On a donc des éléments qui nous rappellent des événements de différents films de la saga, notamment ceux gravitant autour du premier opus de Black Panther. Le plus important pour est peut-être la fin du dernier épisode. Sans en révéler la teneur, il laisse présager de nouveaux défis pour les défenseurs et défenseuses de la Terre. On a hâte de voir la suite de cet univers cinématographique en sortant de cet ultime épisode.
Animation et action
Nous sommes à n’en pas douter dans une production Marvel. Les héros sont héroïques et les méchants très très méchants. Pourtant, ici, ils ne sont pas nombreux, ils ne sont même pas vraiment le sujet de cette série. À l’image de Agents du S.H.I.E.L.D. (les premières saisons), on nous présente les membres d’une force spéciale dont le travail gravite autour des super-héros sans pénétrer totalement dans leur univers. C’est l’action qui marque véritablement l’intégration esthétique de cette série au cœur du MCU. La technologie wakandaise est impressionnante, l’entraînement des Chiens de guerre les rend rapides, forts et dangereux. On appréciera l’équilibre entre l’avantage technologique et le besoin des forces du Wakanda de ne pas l’utiliser hors de leur territoire. Cela permet de ne pas avoir d’hoplites confrontés à des lance-roquettes.
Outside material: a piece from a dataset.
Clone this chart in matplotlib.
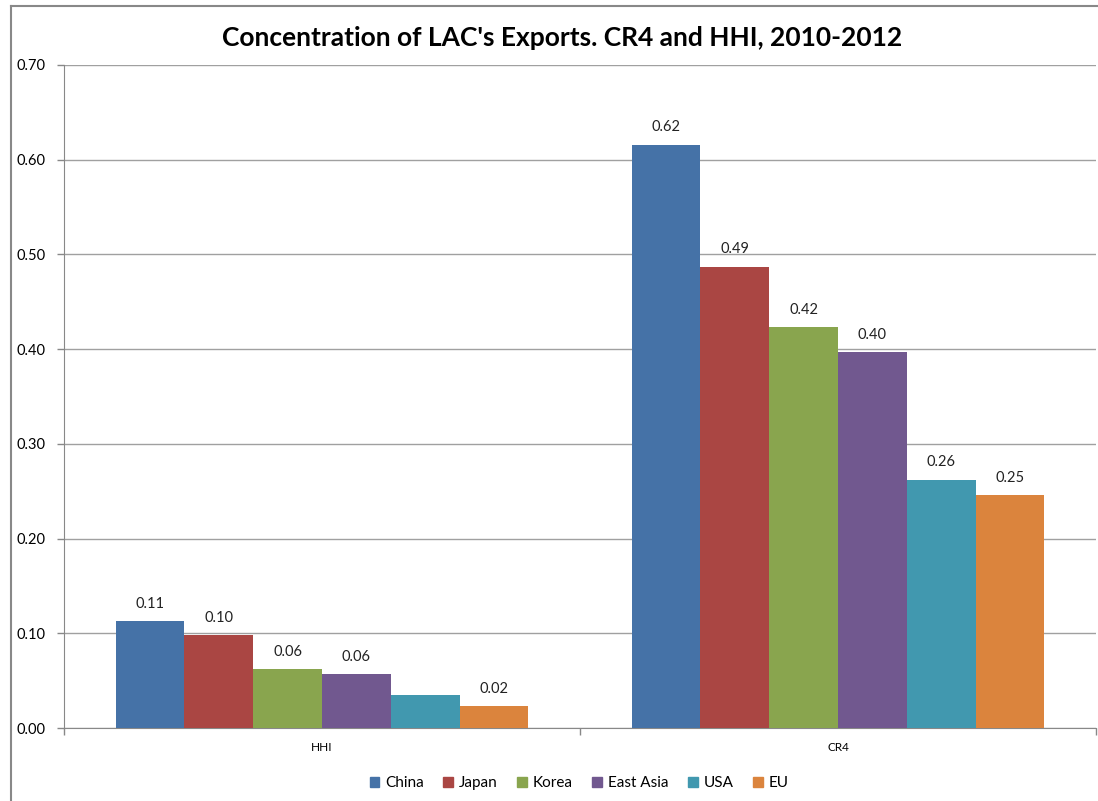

Les combats sont lisibles, le style marqué et ne s’imposant pas un réalisme excessif permet de donner une singularité appréciable à la série. Sans révolutionner l’animation, on aime rêver face aux murs de Troie ou dans les neiges himalayennes. Les libertés prises dans les designs des différents moments historiques qu’explore la série laissent place à l’étonnement. On est assurément loin de la reconstitution fidèle et c’est tant mieux. Il s’agit là de susciter l’émerveillement et de nous faire plonger dans différentes légendes de notre réalité, et cela est admirablement mené.
Finalement, cette série est flatteuse et riche sans être un chef-d’œuvre. Son histoire apporte de la profondeur à l’univers de Black Panther et du Wakanda. Rythmée et sans longueurs, cette production est d’un équilibre très agréable et ses deux heures totales défilent et nous happent efficacement. On en ressort satisfait et diverti. Le MCU dépasse même nos attentes avec cette uchronie et les portes qu’elle entrouvre à chaque clin d’œil aux super-héros qui côtoient les wakandais. On souhaiterait presque une autre série de ce calibre sur d’autres parties de l’univers Marvel : Asgard et ses guerriers et guerrières, le conflit séculaire entre La Main et Les Chastes (intrigue au centre de Daredevil et Iron-Fist)… les possibilités sont nombreuses.